3.4.Proportional 13th Salary (Christmas Bonus)

Upon termination of the employment contract, payment of the 13th salary (Christmas Bonus) referred to in item 2.3., above, is due proportionately to the number of months worked.

3.5.Salary Balance

The Balance of salary for the days worked but not paid until the dismissal day must also be settled, including any additional amounts required by Brazilian labor laws, such as overtime worked or any compensation paid to employee on a regular basis or contractually agreed upon.

In addition, employees are also entitled to indemnification equivalent to 1 (one) month's salary, in the event of a dismissal 30 (thirty) days prior to the date of the annual salary readjustment.


The Brazilian Superior Labor Court issued an ordinance declaring that labor relationships are ruled by the laws in force where the services are rendered and not by the laws of the place where they were contracted.

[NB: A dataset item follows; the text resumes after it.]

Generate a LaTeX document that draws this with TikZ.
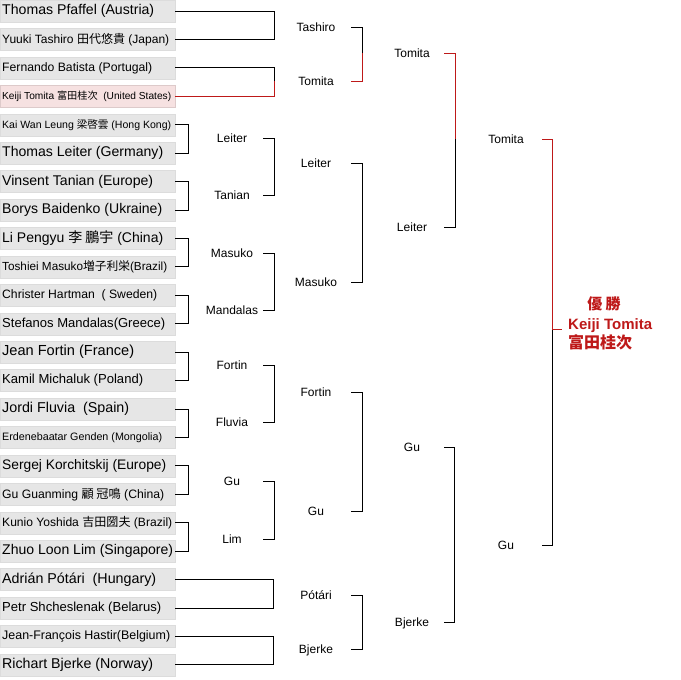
\documentclass[tikz,border=0pt]{standalone}
\usepackage{fontspec}
\setmainfont{Liberation Sans}
\newfontfamily\cjk{Noto Sans CJK JP}
\usepackage{graphicx}
\definecolor{boxgray}{RGB}{230,230,230}
\definecolor{boxedge}{RGB}{220,220,220}
\definecolor{winpink}{RGB}{246,225,225}
\definecolor{winred}{RGB}{190,25,25}
\newcommand{\fitw}[2]{\makebox[171pt][l]{\resizebox{#1pt}{!}{#2}}}
\tikzset{
  player/.style={draw=boxedge, fill=boxgray, anchor=west, minimum height=22pt, inner xsep=2pt, inner ysep=0pt},
  favour/.style={player, draw=winpink!90!black, fill=winpink},
  rnd/.style={font=\fontsize{12}{14}\selectfont, inner sep=0pt, text height=8.6pt, text depth=0pt},
  bk/.style={line width=1pt, black},
  win/.style={line width=1pt, winred}
}

\begin{document}
\begin{tikzpicture}[x=1pt, y=-1pt]
\useasboundingbox (0,0) rectangle (681,680);

\node[player] (p1) at (0,11) {\fitw{152}{Thomas Pfaffel (Austria)}};
\node[player] (p2) at (0,39.4) {\fitw{167}{Yuuki Tashiro {\cjk 田代悠貴} (Japan)}};
\node[player] (p3) at (0,67.9) {\fitw{150}{Fernando Batista (Portugal)}};
\node[favour] (p4) at (0,96.3) {\fitw{169}{Keiji Tomita {\cjk 富田桂次}~~(United States)}};
\node[player] (p5) at (0,124.7) {\fitw{169}{Kai Wan Leung {\cjk 梁啓雲} (Hong Kong)}};
\node[player] (p6) at (0,153.2) {\fitw{161}{Thomas Leiter (Germany)}};
\node[player] (p7) at (0,181.6) {\fitw{151}{Vinsent Tanian (Europe)}};
\node[player] (p8) at (0,210) {\fitw{160}{Borys Baidenko (Ukraine)}};
\node[player] (p9) at (0,238.4) {\fitw{161}{Li Pengyu {\cjk 李 鵬宇} (China)}};
\node[player] (p10) at (0,266.9) {\fitw{165}{Toshiei Masuko{\cjk 増子利栄}(Brazil)}};
\node[player] (p11) at (0,295.3) {\fitw{155}{Christer Hartman~~(~Sweden)}};
\node[player] (p12) at (0,323.7) {\fitw{163}{Stefanos Mandalas(Greece)}};
\node[player] (p13) at (0,352.2) {\fitw{132}{Jean Fortin (France)}};
\node[player] (p14) at (0,380.6) {\fitw{141}{Kamil Michaluk (Poland)}};
\node[player] (p15) at (0,409) {\fitw{127}{Jordi Fluvia~~(Spain)}};
\node[player] (p16) at (0,437.5) {\fitw{160}{Erdenebaatar Genden (Mongolia)}};
\node[player] (p17) at (0,465.9) {\fitw{164}{Sergej Korchitskij (Europe)}};
\node[player] (p18) at (0,494.3) {\fitw{162}{Gu Guanming {\cjk 顧 冠鳴} (China)}};
\node[player] (p19) at (0,522.7) {\fitw{170}{Kunio Yoshida {\cjk 吉田圀夫} (Brazil)}};
\node[player] (p20) at (0,551.2) {\fitw{171}{Zhuo Loon Lim (Singapore)}};
\node[player] (p21) at (0,579.6) {\fitw{154}{Adrián Pótári~~(Hungary)}};
\node[player] (p22) at (0,608) {\fitw{159}{Petr Shcheslenak (Belarus)}};
\node[player] (p23) at (0,636.5) {\fitw{168}{Jean-François Hastir(Belgium)}};
\node[player] (p24) at (0,664.9) {\fitw{151}{Richart Bjerke (Norway)}};

\node[rnd, minimum width=62pt] (a1) at (232,138) {Leiter};
\node[rnd, minimum width=62pt] (a2) at (232,195) {Tanian};
\node[rnd, minimum width=62pt] (a3) at (232,253) {Masuko};
\node[rnd, minimum width=62pt] (a4) at (232,310) {Mandalas};
\node[rnd, minimum width=62pt] (a5) at (232,365) {Fortin};
\node[rnd, minimum width=62pt] (a6) at (232,422) {Fluvia};
\node[rnd, minimum width=62pt] (a7) at (232,481) {Gu};
\node[rnd, minimum width=62pt] (a8) at (232,539) {Lim};

\node[rnd, minimum width=70pt] (b1) at (316,27) {Tashiro};
\node[rnd, minimum width=70pt] (b2) at (316,81) {Tomita};
\node[rnd, minimum width=70pt] (b3) at (316,163.5) {Leiter};
\node[rnd, minimum width=70pt] (b4) at (316,282) {Masuko};
\node[rnd, minimum width=70pt] (b5) at (316,392.5) {Fortin};
\node[rnd, minimum width=70pt] (b6) at (316,511) {Gu};
\node[rnd, minimum width=70pt] (b7) at (316,595) {Pótári};
\node[rnd, minimum width=70pt] (b8) at (316,649) {Bjerke};

\node[rnd, minimum width=64pt] (c1) at (412,53) {Tomita};
\node[rnd, minimum width=64pt] (c2) at (412,227) {Leiter};
\node[rnd, minimum width=64pt] (c3) at (412,447.5) {Gu};
\node[rnd, minimum width=64pt] (c4) at (412,622) {Bjerke};

\node[rnd, minimum width=72pt] (d1) at (506,139) {Tomita};
\node[rnd, minimum width=72pt] (d2) at (506,545.5) {Gu};

\node[font=\cjk\bfseries\fontsize{15}{15}\selectfont, text=winred, inner sep=0pt] (title) at (604,304) {優 勝};
\node[font=\bfseries\fontsize{15}{15}\selectfont, text=winred, inner sep=0pt, anchor=west] (champ) at (568,326) {Keiji Tomita};
\node[font=\cjk\bfseries\fontsize{16}{16}\selectfont, text=winred, inner sep=0pt, anchor=west] (kanji) at (568,342) {富田桂次};

\coordinate (jp) at ([xshift=99pt]p4.east);
\coordinate (jb) at ([xshift=11pt]b2.east);
\coordinate (jc) at ([xshift=11pt]c1.east);
\coordinate (jd) at ([xshift=10pt]d1.east);
\coordinate (cs) at (562,329);

\draw[bk] (p1.east) -| ([xshift=99pt]p2.east) -- (p2.east);
\draw[bk] (p3.east) -| (jp |- b2);
\draw[win] (p4.east) -- (jp) -- (jp |- b2);
\draw[bk] (p5.east) -| ([xshift=13pt]p6.east) -- (p6.east);
\draw[bk] (p7.east) -| ([xshift=13pt]p8.east) -- (p8.east);
\draw[bk] (p9.east) -| ([xshift=13pt]p10.east) -- (p10.east);
\draw[bk] (p11.east) -| ([xshift=13pt]p12.east) -- (p12.east);
\draw[bk] (p13.east) -| ([xshift=13pt]p14.east) -- (p14.east);
\draw[bk] (p15.east) -| ([xshift=13pt]p16.east) -- (p16.east);
\draw[bk] (p17.east) -| ([xshift=13pt]p18.east) -- (p18.east);
\draw[bk] (p19.east) -| ([xshift=13pt]p20.east) -- (p20.east);
\draw[bk] (p21.east) -| ([xshift=98pt]p22.east) -- (p22.east);
\draw[bk] (p23.east) -| ([xshift=98pt]p24.east) -- (p24.east);

\draw[bk] (a1.east) -| ([xshift=11pt]a2.east) -- (a2.east);
\draw[bk] (a3.east) -| ([xshift=11pt]a4.east) -- (a4.east);
\draw[bk] (a5.east) -| ([xshift=11pt]a6.east) -- (a6.east);
\draw[bk] (a7.east) -| ([xshift=11pt]a8.east) -- (a8.east);

\draw[bk] (b1.east) -| (jb |- c1);
\draw[win] (b2.east) -- (jb) -- (jb |- c1);
\draw[bk] (b3.east) -| ([xshift=11pt]b4.east) -- (b4.east);
\draw[bk] (b5.east) -| ([xshift=11pt]b6.east) -- (b6.east);
\draw[bk] (b7.east) -| ([xshift=11pt]b8.east) -- (b8.east);

\draw[bk] (c2.east) -| (jc |- d1);
\draw[win] (c1.east) -- (jc) -- (jc |- d1);
\draw[bk] (c3.east) -| ([xshift=10pt]c4.east) -- (c4.east);

\draw[bk] (d2.east) -| (jd |- cs);
\draw[win] (d1.east) -- (jd) |- (cs);
\end{tikzpicture}
\end{document}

Consequently, foreign employees working in Brazil are entitled to the rights granted by Brazilian laws as well as to any rights contractually agreed with the employer abroad or which derive from employers regular practices or from laws of the Country of the employer, if applicable.

Further, any additional amounts paid abroad, in foreign currency, on a regular basis are, for all legal purposes, also considered part of an employees' salary and must therefore be taken into account by the employer when effecting regular payments which take the employees' salary as the basis for calculation. The same principle applies to settlement of the severance payments mentioned above.

A foreigner may only exercise remunerated activities in Brazil if he/she holds the appropriate temporary or permanent visa.

Like many other countries, Brazil has taken steps to preserve the job opportunities of its citizens, by means of the principle of proportionality, under which all commercial, industrial and other enterprises with more than three employees are obliged to employ Brazilians in the proportion of at least 2/3 (two thirds) of their total personnel. The same rule applies to the total remuneration. This proportion may only be reduced by government decree.

Finally, specific rules apply to foreign technicians resident abroad hired on a temporary basis to render specialized services. In addition to any benefits contractually agreed upon, such foreign technicians are restricted to a minimum salary, weekly rest, annual vacation, standard working hours, and social security.


Since the enactment of the 1988 Constitution, an employee has two years after termination of his/her employment relationship to sue his/her former employer for credits related to the terminated contract. Any such claims, however, can only refer to the last five years of the underlying employment relationship, whereas the preceding years will be time-barred.


Pursuant to Brazilian labor laws, a company's succession applies in the event of A merger, transformation or amalgamation, or upon the sale of one of its establishments. The succession criterion will also apply to a change in a company's name.

The employees' working conditions are fully protected and must remain unchanged for succession purposes. The Consolidation of Labor Laws expressly provide that any change in a company's name or legal nature does not affect the existing employment relationship.

The purchaser assumes all of the seller's obligations, for the company itself is held directly liable for any such obligations. The purchaser's right of recourse against the seller may be set forth in a private instrument entered into between them, but this will not, in any way, affect the purchaser's liability for past or future claims.


Also pursuant to Brazilian law, companies within the same economic group are jointly liable for each of their labor obligations as regards their employees. In these cases, an employee's labor credit may be paid by another company in the same group, even if this employee has never worked for the payer

The content of this article is intended to provide a general guide to the subject matter. A specialist's advice should be sought in order to provide professional advice on a case to case basis which will meet specific circumstances.